| AIM |
Omitting the pictures, copy exactly each line from the one containing "Generate a web" up to and including the one containing "0.324, 0.307, 0.315];".

Records with drawing code

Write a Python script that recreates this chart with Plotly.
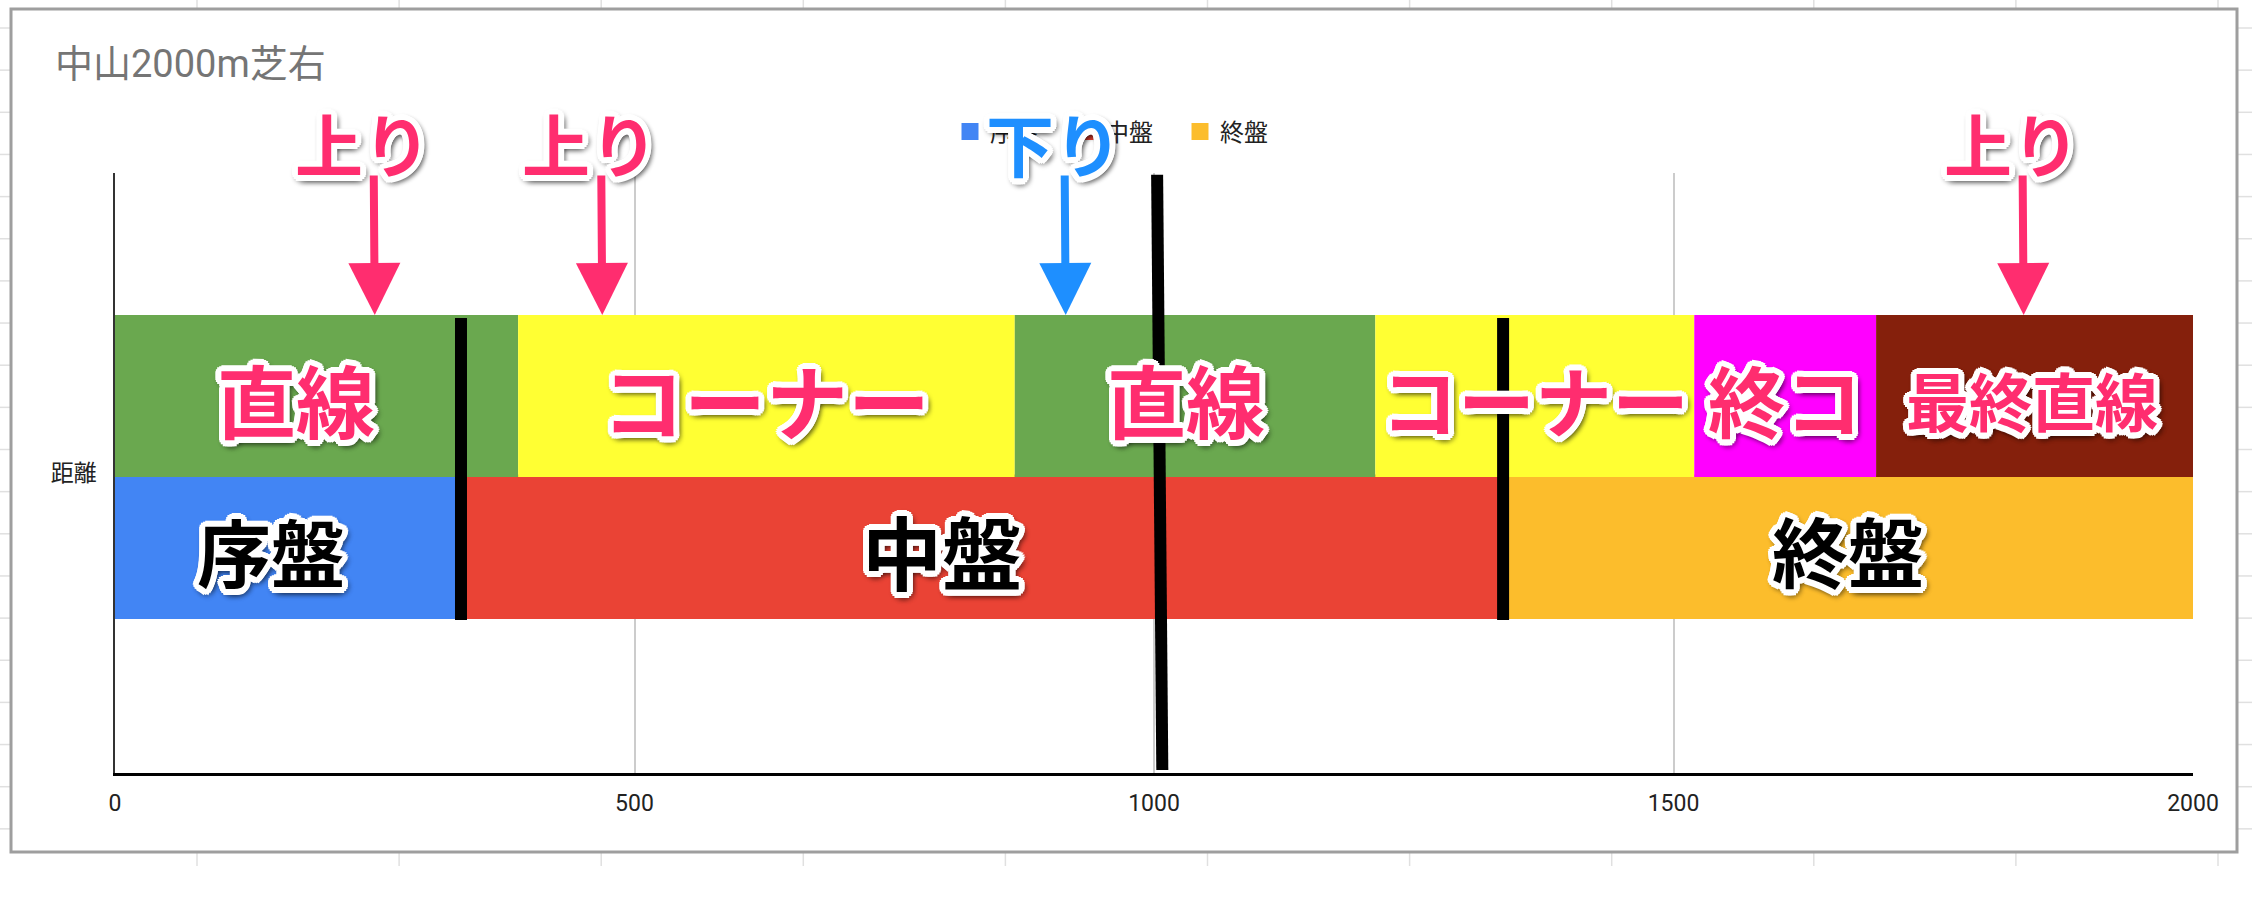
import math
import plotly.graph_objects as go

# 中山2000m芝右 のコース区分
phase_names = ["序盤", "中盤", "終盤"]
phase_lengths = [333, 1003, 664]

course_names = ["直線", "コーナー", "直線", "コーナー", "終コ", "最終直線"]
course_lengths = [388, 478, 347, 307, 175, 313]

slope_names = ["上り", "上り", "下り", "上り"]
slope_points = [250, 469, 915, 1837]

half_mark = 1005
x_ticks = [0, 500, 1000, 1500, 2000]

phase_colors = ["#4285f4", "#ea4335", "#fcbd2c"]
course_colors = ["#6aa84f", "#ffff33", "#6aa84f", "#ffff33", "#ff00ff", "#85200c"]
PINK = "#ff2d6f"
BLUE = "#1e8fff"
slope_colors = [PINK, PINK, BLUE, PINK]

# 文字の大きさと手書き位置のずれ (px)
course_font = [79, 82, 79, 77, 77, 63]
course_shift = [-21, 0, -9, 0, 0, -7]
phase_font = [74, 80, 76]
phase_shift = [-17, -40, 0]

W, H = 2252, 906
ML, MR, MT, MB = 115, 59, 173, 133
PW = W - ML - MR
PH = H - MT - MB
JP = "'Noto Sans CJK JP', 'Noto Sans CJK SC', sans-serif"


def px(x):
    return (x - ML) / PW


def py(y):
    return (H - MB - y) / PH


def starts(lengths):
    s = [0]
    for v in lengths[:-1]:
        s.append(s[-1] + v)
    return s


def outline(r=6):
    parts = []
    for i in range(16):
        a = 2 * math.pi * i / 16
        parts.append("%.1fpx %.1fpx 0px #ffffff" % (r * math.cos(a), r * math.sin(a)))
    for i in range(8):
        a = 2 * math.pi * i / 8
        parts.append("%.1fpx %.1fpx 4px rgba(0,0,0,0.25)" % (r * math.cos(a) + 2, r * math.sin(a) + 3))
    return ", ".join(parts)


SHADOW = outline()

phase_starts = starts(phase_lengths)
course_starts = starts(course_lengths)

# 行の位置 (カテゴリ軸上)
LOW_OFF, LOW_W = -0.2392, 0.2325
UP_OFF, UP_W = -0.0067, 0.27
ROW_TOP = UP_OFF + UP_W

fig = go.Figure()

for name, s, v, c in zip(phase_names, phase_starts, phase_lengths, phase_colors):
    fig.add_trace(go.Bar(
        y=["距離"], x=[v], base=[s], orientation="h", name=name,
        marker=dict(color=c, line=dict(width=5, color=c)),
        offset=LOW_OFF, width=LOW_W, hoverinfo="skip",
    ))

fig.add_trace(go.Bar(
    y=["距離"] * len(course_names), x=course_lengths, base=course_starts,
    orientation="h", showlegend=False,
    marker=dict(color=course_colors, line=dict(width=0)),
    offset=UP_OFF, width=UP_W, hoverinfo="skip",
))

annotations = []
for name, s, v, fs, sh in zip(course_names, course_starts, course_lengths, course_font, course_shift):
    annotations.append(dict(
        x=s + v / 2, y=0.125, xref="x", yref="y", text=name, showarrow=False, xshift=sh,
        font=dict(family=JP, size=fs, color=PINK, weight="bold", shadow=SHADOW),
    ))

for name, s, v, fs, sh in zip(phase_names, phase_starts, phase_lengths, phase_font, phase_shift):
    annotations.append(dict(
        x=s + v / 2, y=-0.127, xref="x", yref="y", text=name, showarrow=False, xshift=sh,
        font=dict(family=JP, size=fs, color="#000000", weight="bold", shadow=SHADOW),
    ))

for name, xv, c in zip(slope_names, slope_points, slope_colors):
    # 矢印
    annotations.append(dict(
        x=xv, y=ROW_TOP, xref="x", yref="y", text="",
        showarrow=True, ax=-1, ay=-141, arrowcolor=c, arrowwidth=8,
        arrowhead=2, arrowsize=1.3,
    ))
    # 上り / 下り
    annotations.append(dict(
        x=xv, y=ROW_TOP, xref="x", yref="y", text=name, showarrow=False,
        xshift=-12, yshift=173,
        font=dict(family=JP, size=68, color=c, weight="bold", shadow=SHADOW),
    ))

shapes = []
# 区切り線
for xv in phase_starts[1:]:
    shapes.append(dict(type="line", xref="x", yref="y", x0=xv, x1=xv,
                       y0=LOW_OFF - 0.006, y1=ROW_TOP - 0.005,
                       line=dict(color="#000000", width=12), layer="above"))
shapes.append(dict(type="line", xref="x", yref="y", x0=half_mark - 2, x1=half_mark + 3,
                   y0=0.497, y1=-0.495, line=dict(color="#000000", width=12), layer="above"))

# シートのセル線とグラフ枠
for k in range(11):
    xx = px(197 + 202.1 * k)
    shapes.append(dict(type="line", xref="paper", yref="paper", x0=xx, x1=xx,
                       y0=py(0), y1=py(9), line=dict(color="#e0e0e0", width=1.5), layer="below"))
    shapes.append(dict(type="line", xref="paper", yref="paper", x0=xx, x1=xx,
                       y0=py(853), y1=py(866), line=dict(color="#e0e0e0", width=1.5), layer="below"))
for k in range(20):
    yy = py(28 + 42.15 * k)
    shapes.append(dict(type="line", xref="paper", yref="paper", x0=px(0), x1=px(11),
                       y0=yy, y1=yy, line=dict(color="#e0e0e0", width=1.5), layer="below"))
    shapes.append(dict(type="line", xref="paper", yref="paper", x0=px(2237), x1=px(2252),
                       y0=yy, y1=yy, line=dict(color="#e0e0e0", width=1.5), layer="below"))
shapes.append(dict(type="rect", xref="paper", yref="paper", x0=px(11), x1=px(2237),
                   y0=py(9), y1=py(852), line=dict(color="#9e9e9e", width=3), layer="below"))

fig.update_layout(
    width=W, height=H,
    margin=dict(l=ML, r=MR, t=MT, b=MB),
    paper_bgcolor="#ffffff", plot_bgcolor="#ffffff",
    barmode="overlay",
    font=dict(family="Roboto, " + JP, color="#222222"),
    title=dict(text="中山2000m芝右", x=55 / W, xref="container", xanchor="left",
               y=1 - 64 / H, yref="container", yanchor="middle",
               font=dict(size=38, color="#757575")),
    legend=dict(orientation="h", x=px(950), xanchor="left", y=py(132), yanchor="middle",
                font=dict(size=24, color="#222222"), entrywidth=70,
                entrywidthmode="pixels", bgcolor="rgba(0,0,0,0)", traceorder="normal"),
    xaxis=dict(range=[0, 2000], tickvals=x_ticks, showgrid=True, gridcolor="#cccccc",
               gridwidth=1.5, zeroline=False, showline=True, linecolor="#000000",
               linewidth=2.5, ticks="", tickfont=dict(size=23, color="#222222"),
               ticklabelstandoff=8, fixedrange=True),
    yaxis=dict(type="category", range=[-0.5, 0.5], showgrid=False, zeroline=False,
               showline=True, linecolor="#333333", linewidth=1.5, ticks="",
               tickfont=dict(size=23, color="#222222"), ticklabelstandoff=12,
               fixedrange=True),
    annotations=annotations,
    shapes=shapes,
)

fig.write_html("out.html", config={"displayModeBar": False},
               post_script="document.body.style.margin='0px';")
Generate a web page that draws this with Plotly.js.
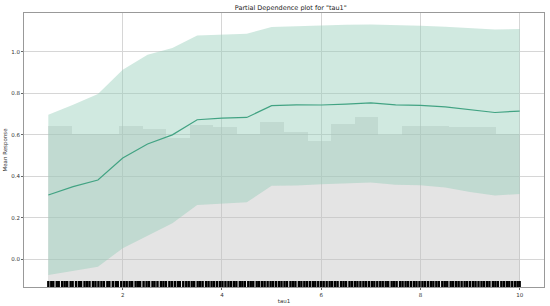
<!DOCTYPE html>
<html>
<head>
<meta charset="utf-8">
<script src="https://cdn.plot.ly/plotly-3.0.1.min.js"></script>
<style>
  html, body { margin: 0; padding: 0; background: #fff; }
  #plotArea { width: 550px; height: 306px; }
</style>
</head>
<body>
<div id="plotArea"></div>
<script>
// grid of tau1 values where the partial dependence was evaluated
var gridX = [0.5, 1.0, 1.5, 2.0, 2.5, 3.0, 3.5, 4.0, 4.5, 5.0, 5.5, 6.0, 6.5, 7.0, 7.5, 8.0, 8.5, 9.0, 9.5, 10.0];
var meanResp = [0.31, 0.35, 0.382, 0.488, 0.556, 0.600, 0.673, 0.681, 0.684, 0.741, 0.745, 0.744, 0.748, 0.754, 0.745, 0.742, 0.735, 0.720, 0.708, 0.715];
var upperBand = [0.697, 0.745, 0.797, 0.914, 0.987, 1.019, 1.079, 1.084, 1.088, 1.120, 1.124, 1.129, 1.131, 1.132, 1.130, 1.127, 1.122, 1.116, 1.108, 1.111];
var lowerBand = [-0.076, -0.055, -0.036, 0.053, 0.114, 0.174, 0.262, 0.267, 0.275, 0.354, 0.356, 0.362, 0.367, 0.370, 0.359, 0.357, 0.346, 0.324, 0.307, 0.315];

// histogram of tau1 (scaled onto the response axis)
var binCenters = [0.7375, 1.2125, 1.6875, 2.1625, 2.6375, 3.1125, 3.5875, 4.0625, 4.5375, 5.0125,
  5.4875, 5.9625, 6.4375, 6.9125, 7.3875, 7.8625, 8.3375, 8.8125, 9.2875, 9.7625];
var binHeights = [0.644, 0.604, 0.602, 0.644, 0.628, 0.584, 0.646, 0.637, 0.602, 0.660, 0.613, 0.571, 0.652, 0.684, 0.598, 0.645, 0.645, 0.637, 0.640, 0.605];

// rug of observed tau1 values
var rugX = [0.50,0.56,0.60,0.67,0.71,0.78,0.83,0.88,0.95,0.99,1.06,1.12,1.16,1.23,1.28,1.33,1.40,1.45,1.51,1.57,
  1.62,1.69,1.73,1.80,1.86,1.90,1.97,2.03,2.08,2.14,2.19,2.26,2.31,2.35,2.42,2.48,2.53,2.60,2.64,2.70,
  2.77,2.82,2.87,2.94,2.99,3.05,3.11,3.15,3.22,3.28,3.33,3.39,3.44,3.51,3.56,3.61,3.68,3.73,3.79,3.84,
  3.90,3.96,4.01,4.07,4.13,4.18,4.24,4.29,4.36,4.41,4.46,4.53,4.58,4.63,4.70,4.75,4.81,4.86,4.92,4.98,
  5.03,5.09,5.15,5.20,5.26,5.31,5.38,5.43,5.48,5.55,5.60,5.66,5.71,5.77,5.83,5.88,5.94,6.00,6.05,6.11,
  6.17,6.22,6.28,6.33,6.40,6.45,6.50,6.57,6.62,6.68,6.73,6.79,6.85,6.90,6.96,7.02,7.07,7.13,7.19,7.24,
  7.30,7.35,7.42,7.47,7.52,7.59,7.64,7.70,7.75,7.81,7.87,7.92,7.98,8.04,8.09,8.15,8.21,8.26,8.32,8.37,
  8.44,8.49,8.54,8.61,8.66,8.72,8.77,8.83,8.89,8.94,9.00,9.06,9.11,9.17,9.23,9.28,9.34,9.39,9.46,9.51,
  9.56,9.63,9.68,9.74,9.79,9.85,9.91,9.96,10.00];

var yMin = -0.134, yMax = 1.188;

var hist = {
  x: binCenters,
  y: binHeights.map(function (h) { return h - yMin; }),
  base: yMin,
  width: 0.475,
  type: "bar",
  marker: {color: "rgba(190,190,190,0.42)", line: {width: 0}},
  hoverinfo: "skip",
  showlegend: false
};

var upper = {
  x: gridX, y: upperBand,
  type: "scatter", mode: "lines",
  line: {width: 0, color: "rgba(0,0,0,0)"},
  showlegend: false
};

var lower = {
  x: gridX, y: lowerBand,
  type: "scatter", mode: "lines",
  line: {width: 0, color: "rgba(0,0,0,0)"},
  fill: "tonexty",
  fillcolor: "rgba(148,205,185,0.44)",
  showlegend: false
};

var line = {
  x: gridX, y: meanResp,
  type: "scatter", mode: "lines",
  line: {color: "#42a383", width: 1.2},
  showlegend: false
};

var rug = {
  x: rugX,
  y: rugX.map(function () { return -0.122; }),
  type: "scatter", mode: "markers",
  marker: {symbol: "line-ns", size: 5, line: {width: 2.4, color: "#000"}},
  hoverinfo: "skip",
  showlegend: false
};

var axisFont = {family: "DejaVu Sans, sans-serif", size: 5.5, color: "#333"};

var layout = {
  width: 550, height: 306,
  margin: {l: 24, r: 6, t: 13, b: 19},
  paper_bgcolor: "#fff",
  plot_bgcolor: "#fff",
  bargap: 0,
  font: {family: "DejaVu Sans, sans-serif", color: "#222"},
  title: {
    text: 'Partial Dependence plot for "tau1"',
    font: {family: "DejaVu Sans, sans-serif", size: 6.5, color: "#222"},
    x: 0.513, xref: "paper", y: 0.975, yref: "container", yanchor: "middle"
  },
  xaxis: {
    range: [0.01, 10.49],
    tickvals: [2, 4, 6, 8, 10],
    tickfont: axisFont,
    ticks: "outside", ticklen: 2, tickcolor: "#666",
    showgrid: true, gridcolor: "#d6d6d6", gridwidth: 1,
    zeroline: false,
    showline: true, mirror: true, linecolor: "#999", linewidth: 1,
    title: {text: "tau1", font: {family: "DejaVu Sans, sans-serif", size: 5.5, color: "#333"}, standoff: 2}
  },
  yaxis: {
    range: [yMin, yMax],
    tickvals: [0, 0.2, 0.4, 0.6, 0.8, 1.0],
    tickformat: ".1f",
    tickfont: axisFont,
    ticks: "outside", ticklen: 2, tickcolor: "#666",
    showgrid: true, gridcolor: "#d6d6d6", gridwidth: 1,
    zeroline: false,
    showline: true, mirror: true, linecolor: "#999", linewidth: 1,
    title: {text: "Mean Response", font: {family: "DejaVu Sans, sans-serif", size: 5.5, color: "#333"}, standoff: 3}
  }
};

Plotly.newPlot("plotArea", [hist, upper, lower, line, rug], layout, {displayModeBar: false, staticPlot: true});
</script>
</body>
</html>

| EXERCISE SOLUTION |
Generate a web page that draws this with Plotly.js.
<!DOCTYPE html>
<html>
<head>
<meta charset="utf-8">
<script src="https://cdn.plot.ly/plotly-3.0.1.min.js"></script>
<style>
  html, body { margin: 0; padding: 0; background: #fff; }
  #plotArea { width: 550px; height: 306px; }
</style>
</head>
<body>
<div id="plotArea"></div>
<script>
// grid of tau1 values where the partial dependence was evaluated
var gridX = [0.5, 1.0, 1.5, 2.0, 2.5, 3.0, 3.5, 4.0, 4.5, 5.0, 5.5, 6.0, 6.5, 7.0, 7.5, 8.0, 8.5, 9.0, 9.5, 10.0];
var meanResp = [0.31, 0.35, 0.382, 0.488, 0.556, 0.600, 0.673, 0.681, 0.684, 0.741, 0.745, 0.744, 0.748, 0.754, 0.745, 0.742, 0.735, 0.720, 0.708, 0.715];
var upperBand = [0.697, 0.745, 0.797, 0.914, 0.987, 1.019, 1.079, 1.084, 1.088, 1.120, 1.124, 1.129, 1.131, 1.132, 1.130, 1.127, 1.122, 1.116, 1.108, 1.111];
var lowerBand = [-0.076, -0.055, -0.036, 0.053, 0.114, 0.174, 0.262, 0.267, 0.275, 0.354, 0.356, 0.362, 0.367, 0.370, 0.359, 0.357, 0.346, 0.324, 0.307, 0.315];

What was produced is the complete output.